QTextCodec canEncode, what is the expected behavior?
-
I am testing a few string conversions for use with an external non-unicode program on Windows using Qt 5.4.1. I have set my windows non-unicode program locale to Japanese and testing the 2 different strings using the code below:
foreach(const QString& arg, arguments) { QTextCodec* codec = QTextCodec::codecForLocale(); QByteArray localizedArg = arg.toLocal8Bit(); if(QString::fromLocal8Bit(localizedArg) != arg) { qDebug() << arg << "codec->canEncode" << codec->canEncode(arg) << "QString::fromLocal8Bit(localizedArg) != arg"; } else { qDebug() << arg << "codec->canEncode" << codec->canEncode(arg); } }
The variable "arguments" contains the following two strings:
- d:/でアヒィン/1.10/Amber/新しいバンク 2.file
- d:/1.10/Amber/你你.file
The first string contains a mixture of English and Japanese characters and the second string contains a mixture of English and Chinese characters.

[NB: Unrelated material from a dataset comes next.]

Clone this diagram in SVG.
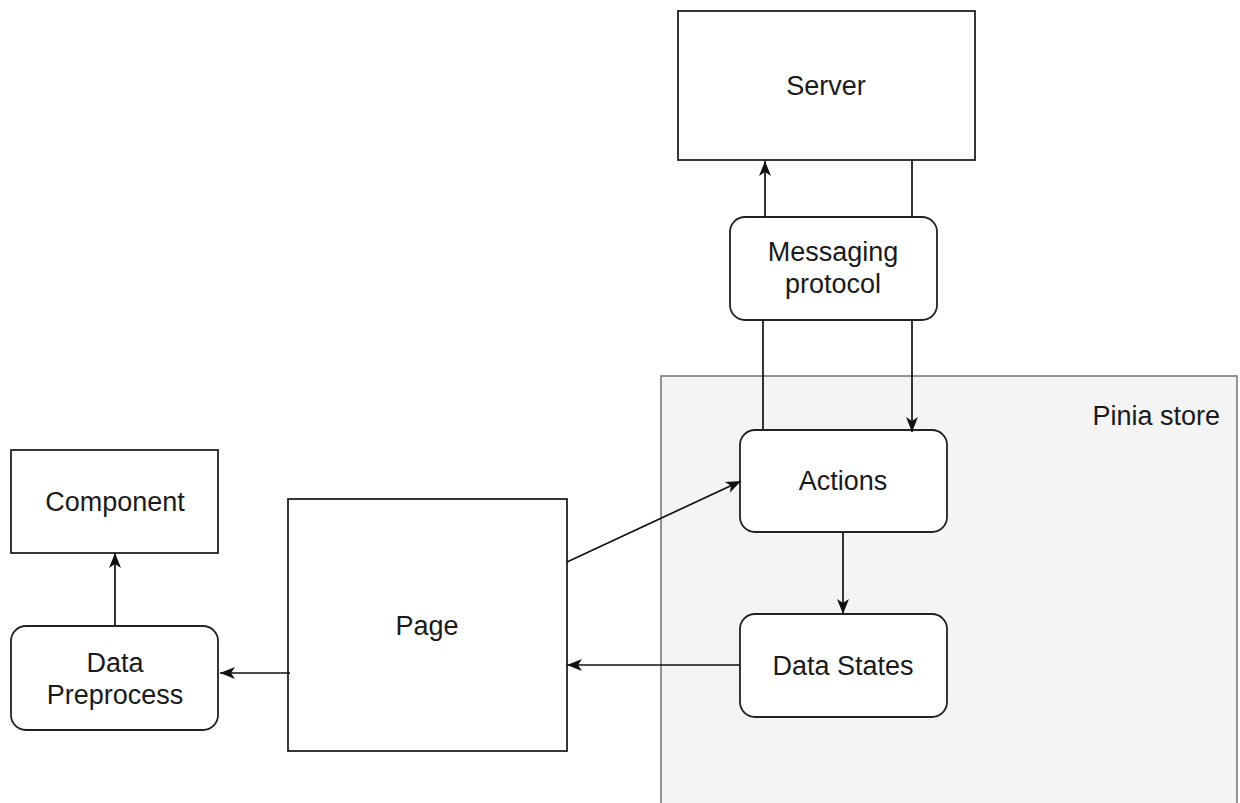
<svg xmlns="http://www.w3.org/2000/svg" width="1240" height="803" viewBox="0 0 1240 803">
<style>
.node{fill:#fff;stroke:#222;stroke-width:1.8}
.group{fill:#f4f4f4;stroke:#7a7a7a;stroke-width:1.6}
.lbl{font-family:"Liberation Sans",Arial,sans-serif;font-size:27px;fill:#1a1a1a;text-anchor:middle}
.edge{fill:none;stroke:#111;stroke-width:1.7}
</style>
<defs>
<marker id="arr" markerUnits="userSpaceOnUse" markerWidth="20" markerHeight="20" viewBox="0 0 20 20" refX="16" refY="10" orient="auto">
<path d="M1,4 L16,10 L1,16 L5,10 Z" fill="#111"/>
</marker>
</defs>
<rect width="1240" height="803" fill="#fff"/>
<g id="pinia-store">
<rect class="group" x="661" y="376" width="576" height="440"/>
<text class="lbl" x="1220" y="425" style="text-anchor:end">Pinia store</text>
</g>
<g id="server">
<rect class="node" x="678" y="11" width="297" height="149"/>
<text class="lbl" x="826" y="95">Server</text>
</g>
<g id="messaging-protocol">
<rect class="node" x="730" y="217" width="207" height="103" rx="15" ry="15"/>
<text class="lbl" x="833" y="261">Messaging</text>
<text class="lbl" x="833" y="293">protocol</text>
</g>
<g id="actions">
<rect class="node" x="740" y="430" width="207" height="102" rx="15" ry="15"/>
<text class="lbl" x="843" y="490">Actions</text>
</g>
<g id="data-states">
<rect class="node" x="740" y="614" width="207" height="103" rx="15" ry="15"/>
<text class="lbl" x="843" y="675">Data States</text>
</g>
<g id="page">
<rect class="node" x="288" y="499" width="279" height="252"/>
<text class="lbl" x="427" y="635">Page</text>
</g>
<g id="component">
<rect class="node" x="11" y="450" width="207" height="103"/>
<text class="lbl" x="115" y="511">Component</text>
</g>
<g id="data-preprocess">
<rect class="node" x="11" y="626" width="207" height="104" rx="15" ry="15"/>
<text class="lbl" x="115" y="672">Data</text>
<text class="lbl" x="115" y="704">Preprocess</text>
</g>
<g id="connectors">
<line class="edge" x1="763" y1="429" x2="763" y2="320"/>
<line class="edge" x1="765" y1="217" x2="765" y2="161" marker-end="url(#arr)"/>
<line class="edge" x1="912" y1="160" x2="912" y2="217"/>
<line class="edge" x1="912" y1="320" x2="912" y2="432" marker-end="url(#arr)"/>
<line class="edge" x1="567" y1="562" x2="741" y2="481" marker-end="url(#arr)"/>
<line class="edge" x1="843" y1="532" x2="843" y2="614" marker-end="url(#arr)"/>
<line class="edge" x1="740" y1="665" x2="567" y2="665" marker-end="url(#arr)"/>
<line class="edge" x1="290" y1="673" x2="220" y2="673" marker-end="url(#arr)"/>
<line class="edge" x1="115" y1="626" x2="115" y2="553" marker-end="url(#arr)"/>
</g>
</svg>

Running through the loop above produces the following result in the output window:
"d:/でアヒィン/1.10/Amber/新しいバンク 2.file" codec->canEncode true
"d:/1.10/Amber/你你.file" codec->canEncode true QString::fromLocal8Bit(localizedArg) != argIf characters are lost or incorrectly converted such that reversing the operation produces a different string, I would expect QTextCodec::canEncode to return false (i.e. if it's going to convert the foreign characters to "?").
Stepping through the code, I got into QTextCodec::canEncode which the return result is based on state.invalidChars == 0, and just before it, it invoked the QWindowsLocalCodec::convertFromUnicode which doesn't seem to do anything to the ConverterState passed in. Is this correct or a bug?
-
@Thuan_Firelight please search the forum, I remember a similar question some. I just dont remember the outcome.
-
@aha_1980 I did, and the closest one I found was this: https://forum.qt.io/topic/93921/unexpected-result-from-qtextcodec-canencode-qstring/7.
However, it seems the "solved" response was that "US-ASCII" is not recommended. I am not using "US-ASCII" however. The last response was from the OP and he reckon it is not restricted to "US-ASCII". I wanted to bump the thread, but the forum mechanism recommend I start a new thread as that one is quite old.
And there is also this bug report: https://bugreports.qt.io/browse/QTBUG-6925, the last comment state it was closed. So I checking what's the expected behavior before I comment further on the bug report to bump it up.
-
I would recommend you to place a comment and vote on QTBUG-6925, which was re-opened by the way.
If you can break down your problem to a minimal, compile and testable example, please attach it there also - it helps debugging and fixing the problem.
You should of course try that with the latest release (which is 5.12-RC by now) - maybe there is already some improvement for your case.